The Transformer model is known for producing better translations (because this is what it was invented for). However, sometimes you get better translations without it. It makes sense you just try the default options and compare the result.
One important point is that you are trying to translate long sentences, and this can affect the quality. It makes sense to split your translation sentences when possible. Also, if you are going to train another model without the Transformer model, search the forum for posts about long sentences because there are options like “layers” and “word_vec_size” that can help. Also, it can help to include words and short phrases in your training data, not only long sentences.

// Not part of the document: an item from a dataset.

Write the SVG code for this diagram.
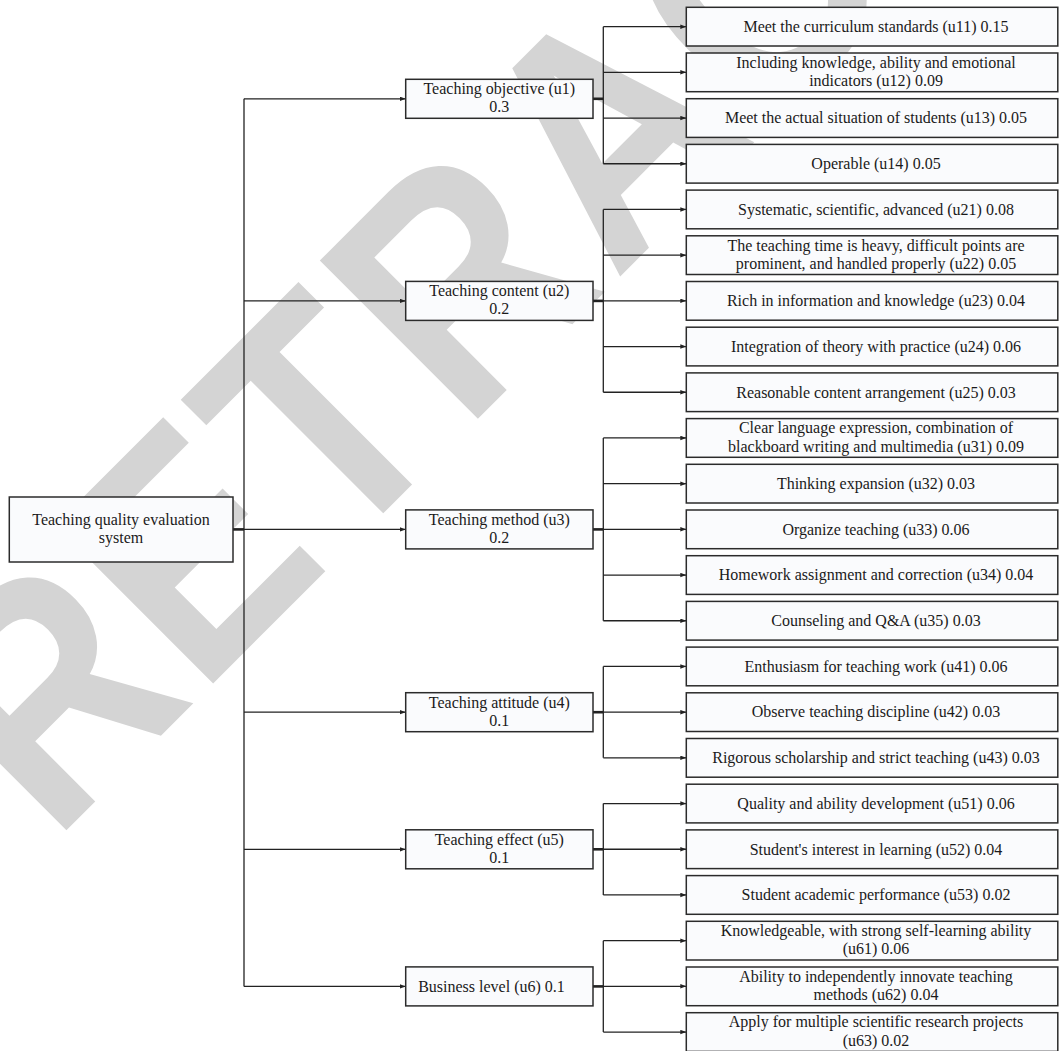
<svg xmlns="http://www.w3.org/2000/svg" width="1059" height="1051" viewBox="0 0 1059 1051">
<style>
.bx{fill:#fafbfd;stroke:#2b2b2b;stroke-width:1.5}
.t{font-family:"Liberation Serif","Times New Roman",serif;font-size:16px;fill:#1a1a1a;text-anchor:middle}
.ln{fill:none;stroke:#222;stroke-width:1.3}
.st{fill:none;stroke:#222;stroke-width:2.6}
.ar{marker-end:url(#ah)}
.wm{font-family:"Liberation Sans",Arial,sans-serif;font-weight:bold;font-size:325px;fill:#d4d4d4}
</style>
<defs>
<marker id="ah" markerWidth="7" markerHeight="5" refX="6" refY="2.25" orient="auto" markerUnits="userSpaceOnUse"><path d="M0,0 L6,2.25 L0,4.5 z" fill="#222"/></marker>
</defs>
<rect width="1059" height="1051" fill="#ffffff"/>
<text class="wm" transform="rotate(-45) scale(0.87,1)" x="-642.5 -404 -181.6 26.4 271.3 505.7 740.2 939.1 1156.3" y="634">RETRACTED</text>
<g id="connectors">
<path class="st" d="M233,529.4 H244"/>
<path class="ln" d="M244,98.8 V986.4"/>
<path class="ln ar" d="M244,98.8 H405.7"/>
<path class="ln ar" d="M244,300.9 H405.7"/>
<path class="ln ar" d="M244,529.4 H405.7"/>
<path class="ln ar" d="M244,712.2 H405.7"/>
<path class="ln ar" d="M244,849.3 H405.7"/>
<path class="ln ar" d="M244,986.4 H405.7"/>
<path class="st" d="M593,98.8 H603.3"/>
<path class="st" d="M593,300.9 H603.3"/>
<path class="st" d="M593,529.4 H603.3"/>
<path class="st" d="M593,712.2 H603.3"/>
<path class="st" d="M593,849.3 H603.3"/>
<path class="st" d="M593,986.4 H603.3"/>
<path class="ln" d="M603.3,26.65 V163.75"/>
<path class="ln" d="M603.3,209.45 V392.25"/>
<path class="ln" d="M603.3,437.95 V620.75"/>
<path class="ln" d="M603.3,666.45 V757.85"/>
<path class="ln" d="M603.3,803.55 V894.95"/>
<path class="ln" d="M603.3,940.65 V1032.05"/>
<path class="ln ar" d="M603.3,26.65 H686.3"/>
<path class="ln ar" d="M603.3,72.35 H686.3"/>
<path class="ln ar" d="M603.3,118.05 H686.3"/>
<path class="ln ar" d="M603.3,163.75 H686.3"/>
<path class="ln ar" d="M603.3,209.45 H686.3"/>
<path class="ln ar" d="M603.3,255.15 H686.3"/>
<path class="ln ar" d="M603.3,300.85 H686.3"/>
<path class="ln ar" d="M603.3,346.55 H686.3"/>
<path class="ln ar" d="M603.3,392.25 H686.3"/>
<path class="ln ar" d="M603.3,437.95 H686.3"/>
<path class="ln ar" d="M603.3,483.65 H686.3"/>
<path class="ln ar" d="M603.3,529.35 H686.3"/>
<path class="ln ar" d="M603.3,575.05 H686.3"/>
<path class="ln ar" d="M603.3,620.75 H686.3"/>
<path class="ln ar" d="M603.3,666.45 H686.3"/>
<path class="ln ar" d="M603.3,712.15 H686.3"/>
<path class="ln ar" d="M603.3,757.85 H686.3"/>
<path class="ln ar" d="M603.3,803.55 H686.3"/>
<path class="ln ar" d="M603.3,849.25 H686.3"/>
<path class="ln ar" d="M603.3,894.95 H686.3"/>
<path class="ln ar" d="M603.3,940.65 H686.3"/>
<path class="ln ar" d="M603.3,986.35 H686.3"/>
<path class="ln ar" d="M603.3,1032.05 H686.3"/>
</g>
<g id="root"><rect class="bx" x="9.3" y="497" width="223.7" height="65"/><text class="t" x="121" y="525">Teaching quality evaluation</text><text class="t" x="121" y="543">system</text></g>
<g id="u1"><rect class="bx" x="405.7" y="79.3" width="187.3" height="39"/><text class="t" x="499.3" y="94.2">Teaching objective (u1)</text><text class="t" x="499.3" y="112.2">0.3</text></g>
<g id="u2"><rect class="bx" x="405.7" y="281.4" width="187.3" height="39"/><text class="t" x="499.3" y="296.3">Teaching content (u2)</text><text class="t" x="499.3" y="314.3">0.2</text></g>
<g id="u3"><rect class="bx" x="405.7" y="509.9" width="187.3" height="39"/><text class="t" x="499.3" y="524.8">Teaching method (u3)</text><text class="t" x="499.3" y="542.8">0.2</text></g>
<g id="u4"><rect class="bx" x="405.7" y="692.7" width="187.3" height="39"/><text class="t" x="499.3" y="707.6">Teaching attitude (u4)</text><text class="t" x="499.3" y="725.6">0.1</text></g>
<g id="u5"><rect class="bx" x="405.7" y="829.8" width="187.3" height="39"/><text class="t" x="499.3" y="844.7">Teaching effect (u5)</text><text class="t" x="499.3" y="862.7">0.1</text></g>
<g id="u6"><rect class="bx" x="405.7" y="966.9" width="187.3" height="39"/><text class="t" x="491.5" y="991.7">Business level (u6) 0.1</text></g>
<g id="u11"><rect class="bx" x="686.3" y="7.3" width="371.5" height="38.7"/><text class="t" x="876" y="31.9">Meet the curriculum standards (u11) 0.15</text></g>
<g id="u12"><rect class="bx" x="686.3" y="53" width="371.5" height="38.7"/><text class="t" x="876" y="67.7">Including knowledge, ability and emotional</text><text class="t" x="876" y="86">indicators (u12) 0.09</text></g>
<g id="u13"><rect class="bx" x="686.3" y="98.7" width="371.5" height="38.7"/><text class="t" x="876" y="123.3">Meet the actual situation of students (u13) 0.05</text></g>
<g id="u14"><rect class="bx" x="686.3" y="144.4" width="371.5" height="38.7"/><text class="t" x="876" y="169">Operable (u14) 0.05</text></g>
<g id="u21"><rect class="bx" x="686.3" y="190.1" width="371.5" height="38.7"/><text class="t" x="876" y="214.7">Systematic, scientific, advanced (u21) 0.08</text></g>
<g id="u22"><rect class="bx" x="686.3" y="235.8" width="371.5" height="38.7"/><text class="t" x="876" y="250.5">The teaching time is heavy, difficult points are</text><text class="t" x="876" y="268.8">prominent, and handled properly (u22) 0.05</text></g>
<g id="u23"><rect class="bx" x="686.3" y="281.5" width="371.5" height="38.7"/><text class="t" x="876" y="306.1">Rich in information and knowledge (u23) 0.04</text></g>
<g id="u24"><rect class="bx" x="686.3" y="327.2" width="371.5" height="38.7"/><text class="t" x="876" y="351.8">Integration of theory with practice (u24) 0.06</text></g>
<g id="u25"><rect class="bx" x="686.3" y="372.9" width="371.5" height="38.7"/><text class="t" x="876" y="397.5">Reasonable content arrangement (u25) 0.03</text></g>
<g id="u31"><rect class="bx" x="686.3" y="418.6" width="371.5" height="38.7"/><text class="t" x="876" y="433.3">Clear language expression, combination of</text><text class="t" x="876" y="451.6">blackboard writing and multimedia (u31) 0.09</text></g>
<g id="u32"><rect class="bx" x="686.3" y="464.3" width="371.5" height="38.7"/><text class="t" x="876" y="488.9">Thinking expansion (u32) 0.03</text></g>
<g id="u33"><rect class="bx" x="686.3" y="510" width="371.5" height="38.7"/><text class="t" x="876" y="534.6">Organize teaching (u33) 0.06</text></g>
<g id="u34"><rect class="bx" x="686.3" y="555.7" width="371.5" height="38.7"/><text class="t" x="876" y="580.3">Homework assignment and correction (u34) 0.04</text></g>
<g id="u35"><rect class="bx" x="686.3" y="601.4" width="371.5" height="38.7"/><text class="t" x="876" y="626">Counseling and Q&amp;A (u35) 0.03</text></g>
<g id="u41"><rect class="bx" x="686.3" y="647.1" width="371.5" height="38.7"/><text class="t" x="876" y="671.7">Enthusiasm for teaching work (u41) 0.06</text></g>
<g id="u42"><rect class="bx" x="686.3" y="692.8" width="371.5" height="38.7"/><text class="t" x="876" y="717.4">Observe teaching discipline (u42) 0.03</text></g>
<g id="u43"><rect class="bx" x="686.3" y="738.5" width="371.5" height="38.7"/><text class="t" x="876" y="763.1">Rigorous scholarship and strict teaching (u43) 0.03</text></g>
<g id="u51"><rect class="bx" x="686.3" y="784.2" width="371.5" height="38.7"/><text class="t" x="876" y="808.8">Quality and ability development (u51) 0.06</text></g>
<g id="u52"><rect class="bx" x="686.3" y="829.9" width="371.5" height="38.7"/><text class="t" x="876" y="854.5">Student's interest in learning (u52) 0.04</text></g>
<g id="u53"><rect class="bx" x="686.3" y="875.6" width="371.5" height="38.7"/><text class="t" x="876" y="900.2">Student academic performance (u53) 0.02</text></g>
<g id="u61"><rect class="bx" x="686.3" y="921.3" width="371.5" height="38.7"/><text class="t" x="876" y="936">Knowledgeable, with strong self-learning ability</text><text class="t" x="876" y="954.3">(u61) 0.06</text></g>
<g id="u62"><rect class="bx" x="686.3" y="967" width="371.5" height="38.7"/><text class="t" x="876" y="981.7">Ability to independently innovate teaching</text><text class="t" x="876" y="1000">methods (u62) 0.04</text></g>
<g id="u63"><rect class="bx" x="686.3" y="1012.7" width="371.5" height="38.7"/><text class="t" x="876" y="1027.4">Apply for multiple scientific research projects</text><text class="t" x="876" y="1045.7">(u63) 0.02</text></g>
</svg>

As you can see there is a great space for research and trial-and-error learning.
Kind regards,
Yasmin
Hi Yasmin,
I don’t think this is really an in-domain or out-of-domain corpus. This corpus is the “Kitchen Sink”. It’s the paracrawl corpus of 20 million sentences, which is everything publicly available on the web. I just used that sentence because it has a lot of unknown words (mainly hyphenated words). I know it’s a long run-on sentence.
Thanks for all your help!
Steve
@stevebpdx @ymoslem @guillaumekln
What is the definition of unk token when we are using subword BPE. I mean for Names of person normal word model returns unk token when it is not able to translate, however subword based mode does not return unk but if makes a wrong name by joining subword. I don’t want new subword based name but want original name only, left untranslated. Any suggestion how to achieve this?
Do you mean, that if I use RNN model with BPE tokenization - -replace_unk will work perfectly?
Because if I use words as tokens, -replace_unk messes things up and replaces wrong word from src sentence.